The title of this piece is the job description God gave me in prayer before I became a writer. I didn’t take it too seriously, after all, Christians aren’t supposed to have any truck with magic and I was not a natural storyteller. But when you ask God in earnest what you are meant to be doing on this earth, he is equally earnest when he replies. And now every day, I make magic and I weave stories. And the two are so tightly bound up with my prayer life that I couldn’t separate the threads if I tried.
Magic, as it turns out, is a shimmering, intangible, beautiful way of expressing the mysteries of Christ and his universe tapped into by many Christian writers, including C. S. Lewis and Hans Christian Andersen. The latter described being a poetic soul as “..a gift from God, a blessing big enough for oneself, but much too small to be parcelled out to others. It comes like a sunbeam and fills your soul and mind. It comes like a waft of flowers, like a melody you know but can’t remember from where.” (from The Artist and Society).
Some would call this inspiration a muse, but for me, and for Andersen, stories are a gift from God, truly an in-spiring, a being breathed into. I’ve been writing tales this way for a few years now, enough to hopefully make some sort of anthology possible. Writing them feels sometimes like unwrapping layers from around a present, or putting flesh and sinew onto bone, the building of words around a framework, a design conceived within the silence of listening prayer.
At the moment I am writing a daily blog, something I’ve been doing for over two years now, and all of the entries are birthed in prayer. This year they are all very short stories, like fables or parables. This took me by surprise at first, as normally it takes a week to write a story properly (for me anyway). But I am loving it, and every day the newness of the thoughts that are given amaze and bless me, as I hope they do my readers. But what do I mean, “given,” how does it happen?
Sometimes the seed of a story is phrased like a question in my mind, as today’s piece for instance, which was, suppose the sky were bored of being blue? Sometimes it starts as a picture, as in a story about a bluebird, where I saw in my mind’s eye a tiny blue shell hatching in God’s hand. Often it is even a case of almost taking dictation, where the words come thick and fast and I struggle to get them down. But the thing that all these beginnings have in common is the listening, the being open to receiving gift. Clearly the discipline of silent prayer, contemplation, meditation and listening over the past eleven years or so has been a great training for this work; and the two things, story and prayer, are symbiotic in my heart and my life.

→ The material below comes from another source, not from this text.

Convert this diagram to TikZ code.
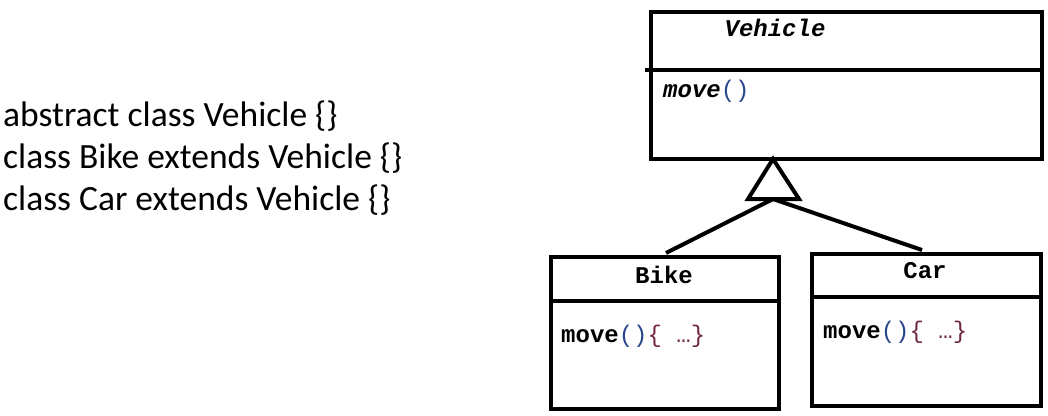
\documentclass[tikz,border=0pt]{standalone}
\usepackage{fontspec}
\setmainfont{Carlito}
\newfontfamily\codefont{Liberation Mono}
\definecolor{parcol}{RGB}{40,70,140}
\definecolor{bracecol}{RGB}{112,40,70}
\newcommand{\parpart}{\textcolor{parcol}{\mdseries\upshape()}}
\newcommand{\bracepart}{\textcolor{bracecol}{\mdseries\{ …\}}}
\begin{document}
\begin{tikzpicture}[x=1pt,y=-1pt,
  umlbox/.style={draw=black,line width=4pt,rectangle,anchor=north west,inner sep=0pt},
  divider/.style={line width=4pt},
  link/.style={line width=4pt},
  codetxt/.style={inner sep=0pt,font=\codefont\fontsize{24}{28}\selectfont\bfseries},
  plain/.style={inner sep=0pt,anchor=base west,font=\fontsize{35.5}{42}\selectfont}]
\useasboundingbox (0,0) rectangle (1048,415);
% left text
\node[plain] (t1) at (3,126) {abstract class Vehicle \{\}};
\node[plain] (t2) at (3,168) {class Bike extends Vehicle \{\}};
\node[plain] (t3) at (3,210) {class Car extends Vehicle \{\}};
% Vehicle
\node[umlbox,minimum width=391pt,minimum height=147pt] (veh) at (649,10) {};
\draw[divider] (645,70) -- (veh.east |- 0,70);
\node[codetxt,anchor=base] (vehname) at (775,36) {\itshape Vehicle};
\node[codetxt,anchor=base west] (vehop) at (663,97) {\itshape move\parpart};
% Bike
\node[umlbox,minimum width=228pt,minimum height=152pt] (bike) at (549,255) {};
\draw[divider] (bike.west |- 0,301) -- (bike.east |- 0,301);
\node[codetxt,anchor=base] (bikename) at (664,283) {Bike};
\node[codetxt,anchor=base west] (bikeop) at (561,342) {move\parpart\bracepart};
% Car
\node[umlbox,minimum width=229pt,minimum height=152pt] (car) at (810,252) {};
\draw[divider] (car.west |- 0,297) -- (car.east |- 0,297);
\node[codetxt,anchor=base] (carname) at (925,278) {Car};
\node[codetxt,anchor=base west] (carop) at (823,338) {move\parpart\bracepart};
% generalization
\coordinate (apex) at (773,159);
\coordinate (tribase) at (773,199);
\draw[link,line join=miter] (apex) -- (748,199) -- (799,199) -- cycle;
\coordinate (bikeend) at (666,253);
\coordinate (carend) at (922,250);
\draw[link] (tribase) -- (bikeend);
\draw[link] (tribase) -- (carend);
\end{tikzpicture}
\end{document}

Stories are central to understanding spiritual truths and wisdom. Jesus chose not to preach theological sermons in his earthly ministry, but to tell stories. We take in and digest myth and magic far more easily than we do dry academic pronouncements. We are geared to understand things that lie underneath and in-between the words, which work with our God-given imaginations. We want characters we can relate to, morals and wisdom that make sense to us and teach us, but without spelling it out or patronising us. Because that deflates the mystery and tries to calibrate something unfathomable.
I’ve always loved words and writing, but was never any good at thinking up plots. Now I can sit quietly with God and my deepest self, it comes far more easily, to the point where it feels like spiritual flow. I wonder what treasures might come to each of us, not necessarily tales (maybe art or ideas, poems or music), if we all learned to sit with the stories within?